TASK OBJECTIVE: Write out exactly the lines of the entries below from the one holding "Recreate this image" to the one holding "from matplotlib.transforms import offset_copy", inclusive, and leave out all other lines.

ENTRIES SHOWN:
— START —

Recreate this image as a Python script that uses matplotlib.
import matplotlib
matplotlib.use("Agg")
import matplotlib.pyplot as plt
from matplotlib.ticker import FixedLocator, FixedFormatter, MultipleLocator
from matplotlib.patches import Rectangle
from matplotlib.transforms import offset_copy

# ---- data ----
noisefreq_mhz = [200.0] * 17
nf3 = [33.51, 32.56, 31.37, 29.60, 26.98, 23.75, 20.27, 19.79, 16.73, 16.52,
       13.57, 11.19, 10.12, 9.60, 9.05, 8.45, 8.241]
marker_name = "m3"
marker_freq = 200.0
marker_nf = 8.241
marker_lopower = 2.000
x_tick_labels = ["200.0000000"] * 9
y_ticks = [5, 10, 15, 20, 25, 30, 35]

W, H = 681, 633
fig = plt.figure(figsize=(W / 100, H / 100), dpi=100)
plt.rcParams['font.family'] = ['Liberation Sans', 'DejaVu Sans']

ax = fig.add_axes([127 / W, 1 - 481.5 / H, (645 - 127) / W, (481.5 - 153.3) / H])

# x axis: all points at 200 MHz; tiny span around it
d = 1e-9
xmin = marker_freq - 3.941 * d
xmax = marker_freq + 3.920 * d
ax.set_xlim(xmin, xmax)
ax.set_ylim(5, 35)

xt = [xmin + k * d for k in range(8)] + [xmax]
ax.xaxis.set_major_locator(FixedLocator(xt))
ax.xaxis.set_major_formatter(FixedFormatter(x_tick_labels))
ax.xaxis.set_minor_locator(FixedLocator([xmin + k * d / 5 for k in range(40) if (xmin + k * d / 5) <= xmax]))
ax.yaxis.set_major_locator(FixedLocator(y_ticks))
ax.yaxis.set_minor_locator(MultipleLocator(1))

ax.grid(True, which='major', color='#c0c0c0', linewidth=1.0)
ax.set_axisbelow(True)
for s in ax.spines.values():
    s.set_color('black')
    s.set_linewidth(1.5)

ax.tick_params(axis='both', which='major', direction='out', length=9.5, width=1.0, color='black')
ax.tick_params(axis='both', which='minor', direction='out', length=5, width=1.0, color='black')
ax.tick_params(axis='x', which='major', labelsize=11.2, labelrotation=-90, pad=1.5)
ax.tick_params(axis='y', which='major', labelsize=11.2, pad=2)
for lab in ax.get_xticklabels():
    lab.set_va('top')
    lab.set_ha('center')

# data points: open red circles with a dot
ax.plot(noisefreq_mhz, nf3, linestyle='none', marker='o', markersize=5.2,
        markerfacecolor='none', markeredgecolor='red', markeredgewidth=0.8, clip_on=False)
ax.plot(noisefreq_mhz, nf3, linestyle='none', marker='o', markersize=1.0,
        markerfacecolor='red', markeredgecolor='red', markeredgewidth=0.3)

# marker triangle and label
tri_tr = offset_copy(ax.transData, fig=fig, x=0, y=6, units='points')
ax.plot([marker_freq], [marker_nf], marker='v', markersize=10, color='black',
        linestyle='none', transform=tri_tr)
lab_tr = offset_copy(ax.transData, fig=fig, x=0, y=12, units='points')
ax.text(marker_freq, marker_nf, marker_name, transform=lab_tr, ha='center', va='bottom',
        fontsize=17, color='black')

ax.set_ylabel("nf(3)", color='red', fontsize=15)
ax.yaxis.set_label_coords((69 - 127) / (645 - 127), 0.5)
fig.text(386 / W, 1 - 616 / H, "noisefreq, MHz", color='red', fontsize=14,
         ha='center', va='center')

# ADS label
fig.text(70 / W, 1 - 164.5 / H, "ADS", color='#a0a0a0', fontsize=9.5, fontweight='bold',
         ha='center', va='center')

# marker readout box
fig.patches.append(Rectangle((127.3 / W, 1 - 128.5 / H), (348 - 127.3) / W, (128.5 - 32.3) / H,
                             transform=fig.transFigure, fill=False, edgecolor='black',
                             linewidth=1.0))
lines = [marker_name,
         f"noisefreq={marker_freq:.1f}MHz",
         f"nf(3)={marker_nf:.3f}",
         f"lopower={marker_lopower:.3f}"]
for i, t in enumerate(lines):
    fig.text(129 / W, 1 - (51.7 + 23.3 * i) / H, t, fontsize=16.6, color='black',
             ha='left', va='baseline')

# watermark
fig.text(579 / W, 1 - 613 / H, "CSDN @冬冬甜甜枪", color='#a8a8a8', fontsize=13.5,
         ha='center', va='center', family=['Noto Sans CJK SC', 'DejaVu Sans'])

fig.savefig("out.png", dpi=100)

— END —
— START —

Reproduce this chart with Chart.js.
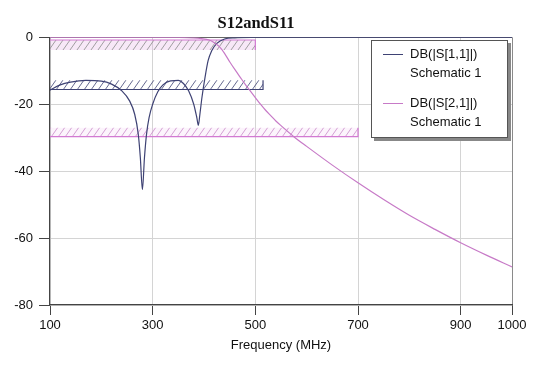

— END —

RESPONSE FOR THIS EXERCISE:
Recreate this image as a Python script that uses matplotlib.
import matplotlib
matplotlib.use("Agg")
import matplotlib.pyplot as plt
from matplotlib.ticker import FixedLocator, FixedFormatter, MultipleLocator
from matplotlib.patches import Rectangle
from matplotlib.transforms import offset_copy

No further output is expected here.